The Chaplains of Congress, Dr. White and Mr. Duffield, made their report on September 10, 1782. Two days later, on the 12th, the Committee reported to Congress, submitting copies of both their request to the Chaplains and the Chaplains’ report. The same day Congress approved the “pious and laudable undertaking of Mr. Aitken, as subservient to the interest of religion, as well as an instance of the progress of arts in this country,” and recommended his Bible to the American people, graciously authorizing him to publish the recommendation “in any manner he shall think proper.”
Aitken thought it proper to print the three documents in his Bible, immediately following the title page, as the reader will discover in the facsimile to which this essay serves as an introduction.
Aitken’s Bible was not issued until September 25th when he sent a special copy to John Hanson, then president of the Congress, for the use of that body and as an example of the work they had honored with their patronage. On the same day, he placed an advertisement of his Bible, just below the full text of the action of the Congress and the Committee reports, in the Freeman’s Journal, a periodical established in 1781 whose masthead claimed that it was “Open to all parties but influenced by none.”
The first English Bible printed in this country, as well as the first Bible to be recommended to the people by the Congress of the United States, was relatively small in dimensions. It measured but five and five-eighths inches by three and one-eighth inches. Printed in brevier type on American-made paper, it contained 726 leaves (1,452 pages). It is considered to be an excellent piece of printing with remarkably few divided words and with pages unmarred by “rivers” of blank space.
The edition consisted of ten thousand copies in which, as was the custom in small King James version Bibles, the books of the Apocrypha were omitted. The graceful title page carried the coat of arms of Pennsylvania and the New Testament showed Robert Aitken’s initials, R.A., in script letters below the Order of Books on the back of the title page.

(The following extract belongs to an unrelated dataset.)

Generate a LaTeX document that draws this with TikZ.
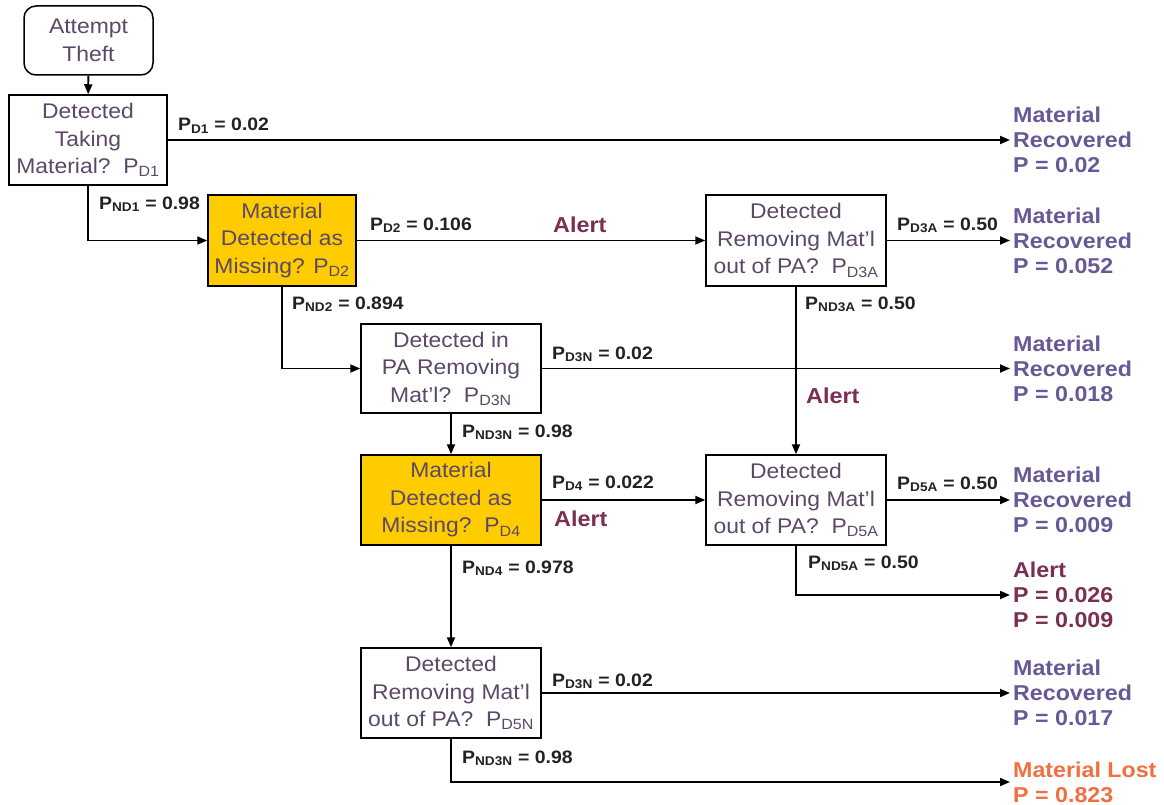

When the Aitken Bible was issued, the War of the Revolution was nearing its end. In 1783, Dr. John Rodgers, pastor of the First Presbyterian Church in New York, wrote to General Washington suggesting that copies of Aitken’s Bible be presented to each of the soldiers in the army when they were discharged. General Washington replied that this worthy suggestion came too late, for Congress had already ordered the discharge of two-thirds of the army. He added:
It would have pleased me well, if Congress had been pleased to make such an important present to the brave fellows who have done so much for the security of their country’s rights and establishment.
With the cessation of hostilities, trade was soon renewed with Britain and the Continent. For Robert Aitken it meant that the sale of his Bible would be challenged by the importation of less expensive and more attractive copies of the Scriptures. And despite the efforts of his Presbyterian friends to encourage the exclusive purchase of his Bible within the Synod of New York and Philadelphia; his “Waste Book” records for the ensuing years indicate relatively small returns from their distribution.
Nevertheless, Aitken continued in the book business often producing very fine examples of the binder’s art he had learned as a youth in Scotland. In 1785, be began a publication of the Transactions of the American Philosophical Society, for which he and his daughter also produced many special bindings. Many years later, in 1808, Jane Aitken was to publish a four-volume Bible which contained the translation of the Greek Septuagint Old Testament by Charles Thomson after his retirement as secretary of Congress in 1789-the first translation of that Greek text into English ever made.
In 1789, Aitken appealed to Congress for a patent for the exclusive right to print Bibles in America for fourteen years. It was denied. By that time, a number of American printers were publishing Testaments, and in 1790 the Rheims-Douay Bible of Mathew Carey and a smaller Bible by William Young were published, both in Philadelphia. In 1791, Isaiah Thomas at Worcester and Isaac Collins at Trenton began their series of fine editions, and the American printing trade was well launched into the publication of the Scriptures. By 1800, there had been printed twenty-four editions of the whole English Bible and forty-eight of the New Testament, mostly in Philadelphia, Boston, Trenton, Wilmington, New York and Worcester.
The sad picture of Robert Aitken’s financial status a decade after his first memorial to Congress can be glimpsed in a communication he sent in 1791 to John Nicholson, at that time Receiver of general taxes for the state of Pennsylvania:
I have calculated from my true loss by Continental money 3,000 and on the Edition of 10,000 Bibles 4000 — owing to these you may readily figure my situation. My house is under mortgage for a considerable sum, a foreign debt, though not of its value. I have other debts to pay, not considerable–what I earn goes to pay them as soon as earned…
Of the ten thousand copies of Robert Aitken’s Bible, only a few are known to exist today. In 1940, the Rev. Edwin A. R. Rumball-Petre was able to locate twenty eight copies in institutions here and abroad and twenty two in private collections. Of the others, imagination alone may dare to suggest their fate.
On his death in 1802, the Gazette of the United States in its issue of July 2nd said simply:
On the 14th in the 68th year of his age, Mr. Robert Aitken Sen. of this city, Printer: near 40 years a respectable inhabitant of this city; through the whole of an useful life regarded far his integrity and probity; and leaving behind him a family, carefully brought up in the paths of industry and virtue.